Selama pandemi Covid-19 kita "dipaksa" di rumah saja. Ada tagarnya, #dirumahaja. Semua apa dikerjakan di rumah, termasuk bekerja dan beribadah. Salat wajib 5 waktu  pun di rumah saja, salat Jumat diganti zuhur.
Tentu pamahaman "rumah" di situ adalah rumah kita masing-masing. Rumah sendiri-sendiri. Bukan rumah tetangga, rumah selingkuhan, apalagi rumah tahanan (Rutan).
Yang lain-lain lupakan dulu, termasuk mudik dan bersilaturahmi dengan sanak-saudara jauh yang biasa dilakukan saat Lebaran. Saat ini kta dapat betul-betul mempraktikkan lirik lagu Baju Baru yang pernah popular untuk anak-anak dan dibawakan Dea Ananda:
Baju baru Alhamdulillah / Tuk dipakai di hari raya / Tak punya pun tak apa-apa / Masih ada baju yang lama //
Sepatu baru Alhamdulillah / Tuk dipakai di hari raya / Tak punya pun tak apa-apa / Masih ada sepatu yang lama //
Rumah Sendiri
Tinggal/menetap di rumah sendiri memungkin tiap anggota keluarga mampu berkomunikasi-aktivitas-sosialisasi makin dekat satu dengan lainnya. Ayah/ibu, anak-anak, kakek/nenek, paman/tante, keponakan, dan lainnya (dalam keluarga besar} makin akrab saja. Keharmonisan terjalin.
Rumah sendiri dapat pula berarti "rumah kita". Itu judul lagi yang dinyanyikan Ahmad Albar dari Godbless yang bercerita tentang kesederhanaan hidup di desa, dan tidak tertarik untuk pergi ke kota (urbanisasi). Lirik itu menjadi sebuah imbauan yang kontekstual hingga kini.
Bahkan pada saat pandemi virus corona kali ini, lagu Rumah Kita menambah kenyamanan orang-orang yang mengisolasi/karantina diri di rumah, meski sederhana dan apa adanya.

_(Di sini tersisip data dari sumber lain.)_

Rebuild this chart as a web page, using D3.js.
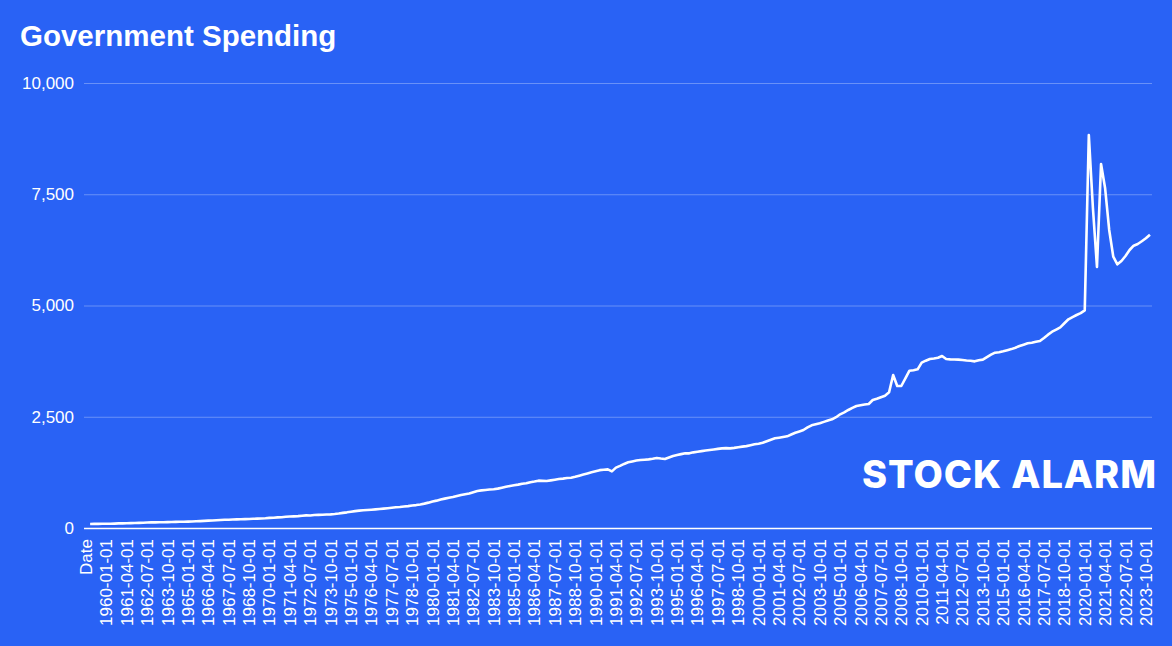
<!DOCTYPE html>
<html>
<head>
<meta charset="utf-8">
<script src="https://cdn.jsdelivr.net/npm/d3@7"></script>
<style>
  html, body { margin: 0; padding: 0; background: #2962f5; }
  svg { display: block; }
</style>
</head>
<body>
<div id="chart"></div>
<script>
// ---------- DATA ----------
const title = "Government Spending";
const watermark = "STOCK ALARM";
const headerCategory = "Date";
const firstYear = 1959;
const lastYear = 2024;
const lastQuarterMonth = "01";   // data ends 2024-01-01

// quarterly values, 1959-01-01 .. 2024-01-01
const spending = [
  90, 92, 93, 94,            // 1959
  94, 96, 99, 103,           // 1960
  105, 108, 110, 112,        // 1961
  116, 119, 122, 126,        // 1962
  127, 128, 130, 132,        // 1963
  135, 137, 139, 141,        // 1964
  143, 146, 150, 155,        // 1965
  160, 165, 170, 174,        // 1966
  180, 184, 187, 190,        // 1967
  194, 198, 200, 203,        // 1968
  207, 210, 214, 218,        // 1969
  228, 232, 238, 243,        // 1970
  252, 258, 262, 266,        // 1971
  275, 283, 280, 292,        // 1972
  295, 298, 302, 307,        // 1973
  315, 326, 340, 352,        // 1974
  367, 380, 390, 398,        // 1975
  404, 410, 418, 427,        // 1976
  436, 445, 455, 466,        // 1977
  472, 482, 492, 505,        // 1978
  515, 530, 548, 570,        // 1979
  595, 615, 640, 660,        // 1980
  680, 695, 720, 742,        // 1981
  760, 775, 805, 830,        // 1982
  845, 855, 865, 872,        // 1983
  885, 905, 925, 944,        // 1984
  960, 975, 995, 1005,       // 1985
  1030, 1045, 1064, 1060,    // 1986
  1056, 1070, 1085, 1101,    // 1987
  1110, 1122, 1131, 1150,    // 1988
  1175, 1200, 1225, 1251,    // 1989
  1275, 1300, 1310, 1318,    // 1990
  1273, 1356, 1395, 1440,    // 1991
  1476, 1495, 1515, 1528,    // 1992
  1535, 1543, 1555, 1573,    // 1993
  1560, 1551, 1585, 1618,    // 1994
  1640, 1660, 1678, 1678,    // 1995
  1700, 1715, 1728, 1740,    // 1996
  1753, 1765, 1778, 1790,    // 1997
  1795, 1790, 1800, 1815,    // 1998
  1828, 1840, 1860, 1880,    // 1999
  1895, 1917, 1950, 1985,    // 2000
  2015, 2030, 2045, 2060,    // 2001
  2100, 2140, 2170, 2202,    // 2002
  2260, 2307, 2330, 2352,    // 2003
  2385, 2415, 2442, 2490,    // 2004
  2555, 2600, 2652, 2700,    // 2005
  2742, 2760, 2775, 2787,    // 2006
  2876, 2905, 2940, 2974,    // 2007
  3049, 3438, 3191, 3191,    // 2008
  3360, 3535, 3545, 3566,    // 2009
  3715, 3760, 3798, 3810,    // 2010
  3827, 3865, 3798, 3790,    // 2011
  3785, 3783, 3775, 3765,    // 2012
  3760, 3745, 3770, 3783,    // 2013
  3840, 3895, 3940, 3950,    // 2014
  3970, 3995, 4020, 4052,    // 2015
  4090, 4120, 4150, 4165,    // 2016
  4185, 4202, 4270, 4345,    // 2017
  4411, 4460, 4510, 4600,    // 2018
  4690, 4740, 4787, 4830,    // 2019
  4890, 8830, 7200, 5865,    // 2020
  8180, 7633, 6697, 6097,    // 2021
  5925, 6000, 6112, 6247,    // 2022
  6344, 6382, 6443, 6510,    // 2023
  6591                       // 2024
];

const yTicks = [0, 2500, 5000, 7500, 10000];
const xLabelEvery = 5;

// ---------- CATEGORIES ----------
const quarterMonths = ["01", "04", "07", "10"];
const dates = [];
for (let yr = firstYear; yr <= lastYear; yr++) {
  for (const m of quarterMonths) {
    dates.push(`${yr}-${m}-01`);
    if (yr === lastYear && m === lastQuarterMonth) break;
  }
}
const categories = [headerCategory].concat(dates);
const points = dates.map((d, i) => ({ date: d, value: spending[i] }));

// ---------- LAYOUT ----------
const W = 1172, H = 646;
const bg = "#2962f5";
const plotLeft = 84, plotRight = 1152, plotTop = 83, plotBottom = 528;

const svg = d3.select("#chart").append("svg")
  .attr("width", W).attr("height", H);

svg.append("rect").attr("width", W).attr("height", H).attr("fill", bg);

const x = d3.scaleBand().domain(categories).range([plotLeft, plotRight]).padding(0);
const y = d3.scaleLinear().domain([0, 10000]).range([plotBottom, plotTop]);
const cx = d => x(d) + x.bandwidth() / 2;

// title
svg.append("text")
  .attr("x", 20).attr("y", 46)
  .attr("fill", "#ffffff")
  .attr("font-family", "Liberation Sans, Arial, sans-serif")
  .attr("font-weight", "bold")
  .attr("font-size", 29.5)
  .text(title);

// gridlines + y axis
const yAxis = d3.axisLeft(y).tickValues(yTicks).tickFormat(d3.format(","))
  .tickSize(-(plotRight - plotLeft)).tickPadding(10);
const yg = svg.append("g").attr("transform", `translate(${plotLeft},0)`).call(yAxis);
yg.select(".domain").remove();
yg.selectAll(".tick line")
  .attr("stroke", "rgba(255,255,255,0.3)").attr("stroke-width", 1);
yg.selectAll(".tick text")
  .attr("fill", "#ffffff")
  .attr("font-family", "Liberation Sans, Arial, sans-serif")
  .attr("font-size", 17);
yg.selectAll(".tick").filter(d => d === 0).select("line").remove();

// x axis labels
const xTickLabels = categories.filter((c, i) => i % xLabelEvery === 0);
const xAxis = d3.axisBottom(x).tickValues(xTickLabels).tickSize(0).tickPadding(0);
const xg = svg.append("g").attr("transform", `translate(0,${plotBottom})`).call(xAxis);
xg.select(".domain").remove();
xg.selectAll(".tick text")
  .attr("fill", "#ffffff")
  .attr("font-family", "Liberation Sans, Arial, sans-serif")
  .attr("font-size", 17)
  .attr("text-anchor", "end")
  .attr("dy", null)
  .attr("x", 0).attr("y", 0)
  .attr("transform", "translate(6,11) rotate(-90)");

// baseline
svg.append("line")
  .attr("x1", plotLeft).attr("x2", plotRight)
  .attr("y1", y(0) + 0.5).attr("y2", y(0) + 0.5)
  .attr("stroke", "#ffffff").attr("stroke-width", 1.5);

// watermark
svg.append("text")
  .attr("x", 862).attr("y", 488)
  .attr("fill", "#ffffff")
  .attr("font-family", "Inter, Lato, sans-serif")
  .attr("font-weight", 800)
  .attr("font-size", 38)
  .attr("textLength", 294)
  .attr("lengthAdjust", "spacing")
  .text(watermark);

// series line
const line = d3.line()
  .x(d => cx(d.date))
  .y(d => y(d.value));

svg.append("path")
  .datum(points)
  .attr("fill", "none")
  .attr("stroke", "#ffffff")
  .attr("stroke-width", 2.6)
  .attr("stroke-linejoin", "round")
  .attr("d", line);
</script>
</body>
</html>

Ihwal beribadah di rumah. seorang khatib salat Jumat siang ini menjelaskan: "Kita tidak menyalahi aturan Pemerintah, tetapi juga tidak menyalahi ajakan memakmurkan masjid." Ia mengurai bahwa yang ditempati untuk Jumatan memanglah sebuah masjid kecil berbentuk rumah. Apapun itu namanya tetap sama: rumah Tuhan.
Dulu tahun 1980-an di TVRI ada serial televisi populer berjudul "Rumah Masa Depan". Ya, sebuah rumah biasa, tetapi dengan kehidupan yang diidealkan dengan berbagai dinamika di dalamnya. Namun, kata-kata itu dapat pula diartikan rumah futuristik sesuai dengan kebutuhan zamannya. Atau rumah di plaet lain, semisal di Mars. Tetapi ada yang memberi arti berbeda pada frasa itu. Rumah kita dan rumah masa depan yang hakiki kiranya punya arti lain yang serupa, yaitu alam kubur.